Exercise details
Say the number of lines containing the string "matplotlib", and say nothing else.

◇ ◇ ◇

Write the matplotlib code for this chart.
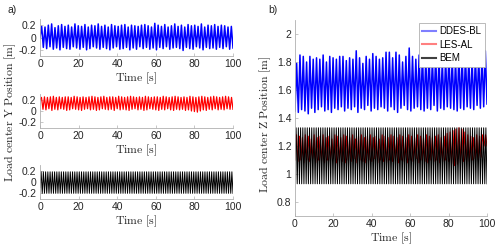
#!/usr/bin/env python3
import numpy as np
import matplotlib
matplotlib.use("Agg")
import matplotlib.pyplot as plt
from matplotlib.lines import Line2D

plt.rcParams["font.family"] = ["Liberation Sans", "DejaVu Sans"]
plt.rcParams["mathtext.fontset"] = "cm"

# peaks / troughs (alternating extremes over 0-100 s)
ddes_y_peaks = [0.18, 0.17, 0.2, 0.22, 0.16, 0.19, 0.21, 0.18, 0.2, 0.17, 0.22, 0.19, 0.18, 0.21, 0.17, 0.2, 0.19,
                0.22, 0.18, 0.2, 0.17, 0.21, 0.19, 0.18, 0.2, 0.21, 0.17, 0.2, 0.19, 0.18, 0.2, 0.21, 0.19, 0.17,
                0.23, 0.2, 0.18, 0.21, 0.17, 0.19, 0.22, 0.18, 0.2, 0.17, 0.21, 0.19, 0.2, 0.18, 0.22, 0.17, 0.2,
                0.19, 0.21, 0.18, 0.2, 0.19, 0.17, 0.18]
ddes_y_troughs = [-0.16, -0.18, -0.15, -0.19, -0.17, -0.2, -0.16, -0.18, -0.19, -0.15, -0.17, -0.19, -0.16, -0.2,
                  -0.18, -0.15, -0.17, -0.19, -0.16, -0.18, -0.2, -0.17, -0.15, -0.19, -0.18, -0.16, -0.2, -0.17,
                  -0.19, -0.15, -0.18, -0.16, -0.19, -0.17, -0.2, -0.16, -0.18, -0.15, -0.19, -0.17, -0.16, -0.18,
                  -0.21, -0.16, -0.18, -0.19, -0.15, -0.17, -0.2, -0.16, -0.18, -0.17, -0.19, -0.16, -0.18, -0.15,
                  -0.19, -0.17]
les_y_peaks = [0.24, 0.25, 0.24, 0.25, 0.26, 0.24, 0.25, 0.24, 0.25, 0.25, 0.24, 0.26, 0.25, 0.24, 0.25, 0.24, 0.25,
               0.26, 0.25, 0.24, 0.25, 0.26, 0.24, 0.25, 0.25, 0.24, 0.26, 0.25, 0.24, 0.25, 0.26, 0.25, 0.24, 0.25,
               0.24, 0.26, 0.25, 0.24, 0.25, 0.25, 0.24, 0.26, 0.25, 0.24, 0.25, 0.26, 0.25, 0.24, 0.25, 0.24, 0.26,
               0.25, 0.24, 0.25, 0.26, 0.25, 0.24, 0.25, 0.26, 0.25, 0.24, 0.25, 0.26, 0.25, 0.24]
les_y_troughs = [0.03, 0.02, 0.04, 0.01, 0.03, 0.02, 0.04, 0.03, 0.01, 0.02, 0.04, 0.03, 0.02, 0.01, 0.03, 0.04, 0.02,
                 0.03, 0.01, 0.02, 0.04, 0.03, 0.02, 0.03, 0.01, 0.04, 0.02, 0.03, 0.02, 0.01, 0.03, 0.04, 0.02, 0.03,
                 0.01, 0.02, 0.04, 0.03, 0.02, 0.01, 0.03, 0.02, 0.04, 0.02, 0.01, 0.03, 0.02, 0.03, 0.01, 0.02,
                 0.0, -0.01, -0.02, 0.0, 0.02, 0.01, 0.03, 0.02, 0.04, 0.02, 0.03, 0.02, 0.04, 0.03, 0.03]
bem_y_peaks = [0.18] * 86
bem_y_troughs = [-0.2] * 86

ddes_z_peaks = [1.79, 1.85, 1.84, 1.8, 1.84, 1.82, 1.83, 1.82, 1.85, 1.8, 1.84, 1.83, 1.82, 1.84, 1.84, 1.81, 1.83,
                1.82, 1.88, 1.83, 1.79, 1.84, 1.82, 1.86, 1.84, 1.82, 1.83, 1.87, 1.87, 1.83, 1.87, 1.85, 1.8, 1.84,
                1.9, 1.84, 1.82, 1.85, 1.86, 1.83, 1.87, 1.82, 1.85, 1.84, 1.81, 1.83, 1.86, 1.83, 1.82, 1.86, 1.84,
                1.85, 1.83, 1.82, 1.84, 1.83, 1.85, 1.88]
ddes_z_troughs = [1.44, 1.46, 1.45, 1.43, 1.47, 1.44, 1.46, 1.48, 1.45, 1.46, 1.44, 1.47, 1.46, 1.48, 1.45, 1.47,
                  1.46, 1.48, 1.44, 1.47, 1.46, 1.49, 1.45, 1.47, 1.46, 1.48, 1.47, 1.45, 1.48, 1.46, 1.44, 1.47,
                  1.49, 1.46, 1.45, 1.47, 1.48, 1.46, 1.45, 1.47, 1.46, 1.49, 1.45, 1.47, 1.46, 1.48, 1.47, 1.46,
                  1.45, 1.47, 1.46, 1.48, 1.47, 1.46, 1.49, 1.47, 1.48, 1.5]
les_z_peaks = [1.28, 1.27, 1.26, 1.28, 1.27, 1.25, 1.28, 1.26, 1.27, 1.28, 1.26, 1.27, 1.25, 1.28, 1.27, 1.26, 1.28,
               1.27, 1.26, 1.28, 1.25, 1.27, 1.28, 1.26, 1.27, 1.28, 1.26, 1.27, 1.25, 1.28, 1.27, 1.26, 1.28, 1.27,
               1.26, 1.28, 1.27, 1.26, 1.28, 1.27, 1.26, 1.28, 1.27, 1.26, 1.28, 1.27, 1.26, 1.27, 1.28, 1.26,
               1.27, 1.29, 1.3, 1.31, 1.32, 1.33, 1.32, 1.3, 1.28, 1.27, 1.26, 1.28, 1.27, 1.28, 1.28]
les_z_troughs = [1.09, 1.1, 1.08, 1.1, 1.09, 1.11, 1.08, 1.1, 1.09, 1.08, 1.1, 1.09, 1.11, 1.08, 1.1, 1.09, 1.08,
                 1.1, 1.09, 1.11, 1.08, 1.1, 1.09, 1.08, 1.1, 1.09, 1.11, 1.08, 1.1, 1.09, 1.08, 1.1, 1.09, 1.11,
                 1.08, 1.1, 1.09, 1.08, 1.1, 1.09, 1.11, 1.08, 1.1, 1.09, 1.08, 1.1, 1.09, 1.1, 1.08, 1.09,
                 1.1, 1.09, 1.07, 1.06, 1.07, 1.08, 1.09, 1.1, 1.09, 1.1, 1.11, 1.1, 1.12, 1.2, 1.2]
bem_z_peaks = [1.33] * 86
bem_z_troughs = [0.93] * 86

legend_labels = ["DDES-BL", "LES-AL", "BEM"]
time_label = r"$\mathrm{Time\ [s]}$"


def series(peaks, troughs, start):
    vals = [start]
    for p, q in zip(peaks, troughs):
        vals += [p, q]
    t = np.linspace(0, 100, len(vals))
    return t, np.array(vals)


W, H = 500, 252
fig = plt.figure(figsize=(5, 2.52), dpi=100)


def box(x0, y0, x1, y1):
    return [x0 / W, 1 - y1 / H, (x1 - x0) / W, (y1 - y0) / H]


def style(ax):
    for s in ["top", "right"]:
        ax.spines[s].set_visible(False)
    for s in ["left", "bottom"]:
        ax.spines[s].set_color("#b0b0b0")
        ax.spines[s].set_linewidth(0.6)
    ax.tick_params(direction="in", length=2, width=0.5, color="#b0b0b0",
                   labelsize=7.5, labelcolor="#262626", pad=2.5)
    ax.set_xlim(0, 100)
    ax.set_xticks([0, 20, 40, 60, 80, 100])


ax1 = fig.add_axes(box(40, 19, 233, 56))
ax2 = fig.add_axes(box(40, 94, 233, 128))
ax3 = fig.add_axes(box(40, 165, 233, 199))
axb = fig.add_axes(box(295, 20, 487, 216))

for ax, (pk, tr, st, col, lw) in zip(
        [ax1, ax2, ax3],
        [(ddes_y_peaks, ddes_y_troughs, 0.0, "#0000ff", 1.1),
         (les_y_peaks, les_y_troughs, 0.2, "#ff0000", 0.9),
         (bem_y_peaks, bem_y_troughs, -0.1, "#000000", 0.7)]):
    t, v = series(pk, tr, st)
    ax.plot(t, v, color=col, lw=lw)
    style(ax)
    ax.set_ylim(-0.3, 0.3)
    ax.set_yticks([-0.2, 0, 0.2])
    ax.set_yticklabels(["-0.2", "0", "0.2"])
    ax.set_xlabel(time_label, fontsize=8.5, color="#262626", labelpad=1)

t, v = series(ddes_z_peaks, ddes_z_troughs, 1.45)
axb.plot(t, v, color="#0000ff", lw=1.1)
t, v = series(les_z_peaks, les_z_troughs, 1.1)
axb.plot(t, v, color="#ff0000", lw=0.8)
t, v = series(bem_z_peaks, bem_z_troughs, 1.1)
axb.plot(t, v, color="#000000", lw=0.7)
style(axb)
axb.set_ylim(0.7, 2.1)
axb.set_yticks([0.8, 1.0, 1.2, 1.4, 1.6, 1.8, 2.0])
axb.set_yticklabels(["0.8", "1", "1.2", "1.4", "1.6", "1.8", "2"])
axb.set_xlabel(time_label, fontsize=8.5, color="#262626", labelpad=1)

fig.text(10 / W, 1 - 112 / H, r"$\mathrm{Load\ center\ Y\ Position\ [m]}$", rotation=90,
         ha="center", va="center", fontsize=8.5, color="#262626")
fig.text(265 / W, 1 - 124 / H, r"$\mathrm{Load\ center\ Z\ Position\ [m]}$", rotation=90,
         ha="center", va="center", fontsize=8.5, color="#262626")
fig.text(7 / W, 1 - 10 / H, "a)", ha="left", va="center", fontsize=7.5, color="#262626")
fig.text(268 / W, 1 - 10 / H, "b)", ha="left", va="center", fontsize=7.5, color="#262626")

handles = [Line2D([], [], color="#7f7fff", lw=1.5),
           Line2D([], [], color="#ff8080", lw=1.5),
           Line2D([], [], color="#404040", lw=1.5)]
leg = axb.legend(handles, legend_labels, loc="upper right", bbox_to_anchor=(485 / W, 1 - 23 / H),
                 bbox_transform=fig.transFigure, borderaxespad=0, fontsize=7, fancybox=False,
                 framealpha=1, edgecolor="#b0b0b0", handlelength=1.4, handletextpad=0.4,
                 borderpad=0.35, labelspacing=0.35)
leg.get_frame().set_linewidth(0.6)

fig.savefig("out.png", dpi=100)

◇ ◇ ◇

Answer in full
5